Mais uma vez... adorei. Obrigada. É bom começar o dia contigo.
Um beijinho Isabel

pedro oliveira disse...

Devia ser assim se não houvesse, adultos atrasados mentais:
http://vilaforte.blogs.sapo.pt/160753.html

paulofski disse...

E assim se me perco das obrigações, e fico com vontade de ser abelha, e voar de blogue em blogue, e cheirar o perfume das palavras, e ficar a polinizar comentários, e não fazer mais nada, e se era bom não era? Pois, e agora tenho de voltar à vidinha, e não tenho vontade, e não tenho desculpa, e se te disser que já me falta o fôlego a cada vírgula, e acreditas?

CPrice disse...

tanta referência a livros que me são tão queridos, Patti, num jeito meigo de encadear e fazer sorrir. Está certamente cansada de o ler mas a Menina escreve muito, muito bem :))

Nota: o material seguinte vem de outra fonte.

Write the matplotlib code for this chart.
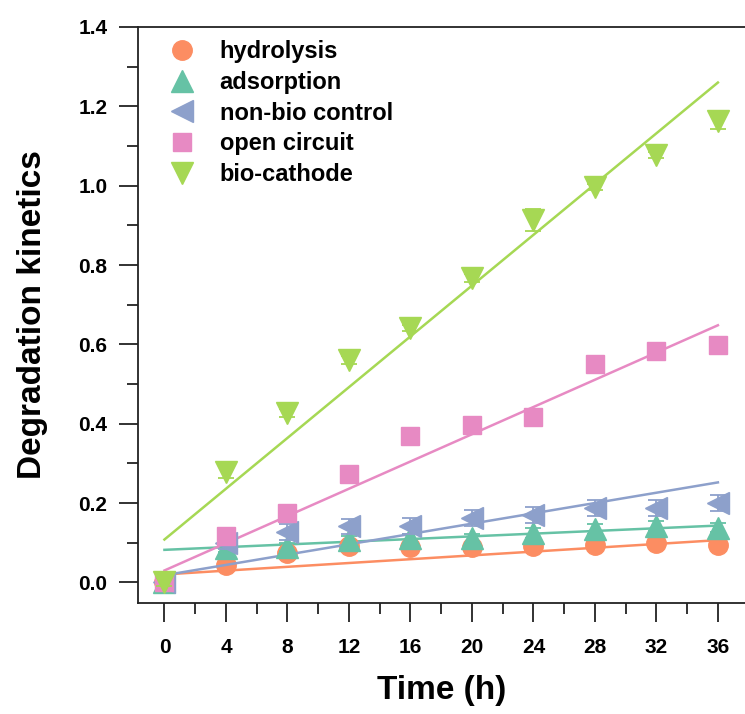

"E não era?" :) seria certamente assim não nos tivessemos esquecido de "como inventar a realidade".

Gi disse...

,e para que querias tu um motor para os nenúfares?
, e para que querias tu um mundo assim?
, e depois sobre que blogavas tu com um mundo assim tão perfeito, tão perfeito?

Beijos, minha querida.

PAS[Ç]SOS disse...

Era! Foi! Será! Era a crença de criança. Foi a infância. Será o desconstruir dos preconceitos de adulto que nos destroem os sonhos de infância e nos guardam as memórias, tantas vezes, difíceis de abraçar. Mas sempre doces de saborear.

Rita disse...

E era mesmo mesmo muito bom. Não queres ser tu a "mandar" aqui, no nosso mundo????

"E depois eu andava sempre descalça, e dormia toda a manhã sem ninguém para me acordar, e os bebés andavam sempre ao meu colo, e os cornetos eram todos de chocolate, e proibia os cães e os gatos vadios, e abandonava os humanos nas férias, e ninguém escrevia lol, e nabos, e courgetes nunca tinham existido, e os animais também mandavam, e os avós nunca morriam."

Escolhi estes "e"s porque são os meus favoritos e há dois ou três que era mesmo muito bom que pudesse assim ser...
Jokas

anniehall disse...

Apoiado , venha mandar no mundo, hoje já se possivel .

Teresa Durães disse...

esses momentos eram tão bons, não eram?

LeniB disse...

e tudo seria mais simples se as mentes se "descomplicassem"...

Laura Ferreira disse...

e eu li, e reli, e voltei a ler, e às tantas já lia alto, e com vontade de dizer este texto em palco, e gostei, e adorei, e deixo-te um beijo de admiração.
That's it.

claudia disse...

Que bom viver assim...que paz, que tranquilidade, que binito...

cristina ribeiro disse...

E que coisa maravilhosa!

Si disse...

... e, se eu tivesse tempo, tentava comentar, com palavras de jeito, este texto absolutamente fantástico....
o que vale, é que amanhã há Patti em mais sítios....
Beijinhos

Luísa A. disse...

Descontada a insignificância das referências a convívios próximos com escaravelhos e lagartixas, Patti (e as baratas, para além de não voar, também deviam não existir), é um «post» muito bonito, sobre um mundo perfeito que tem semelhanças incríveis com o mundo que vi, li e sonhei na infância. Um pequeno poema em prosa. :-)

R.Rosmaninho disse...

Tão bonito!

continuando assim... disse...

guardamos os momentos.... gostei

Su. disse...

Eu ainda vou ler um livro teu... todo giro, com uma capa alegre e colorida, daqueles altivos e cheios de graça que nos piscam o olho antes de dormir... já te sinto a saltar em bicos de pés, pagina ante pagina... sim, eu juro que ainda vou ler um livro teu.

Beijo ás bolinhas amarelas

Violeta disse...

gostei muito do teu ,e com vírgula antes, porque lembrou-me do meu...
bjs

Sinapse disse...

MAGISTRAL. E é mesmo!

Anónimo disse...

,e eu escolho estes "es":
"e pedia às nuves que chovessem quente e aos homens qe existiseem de verdade e aos poetas que mentissem com sinceridade."
E é!
E este texto é perfeito, e sempre volto, e cada vez gosto mais!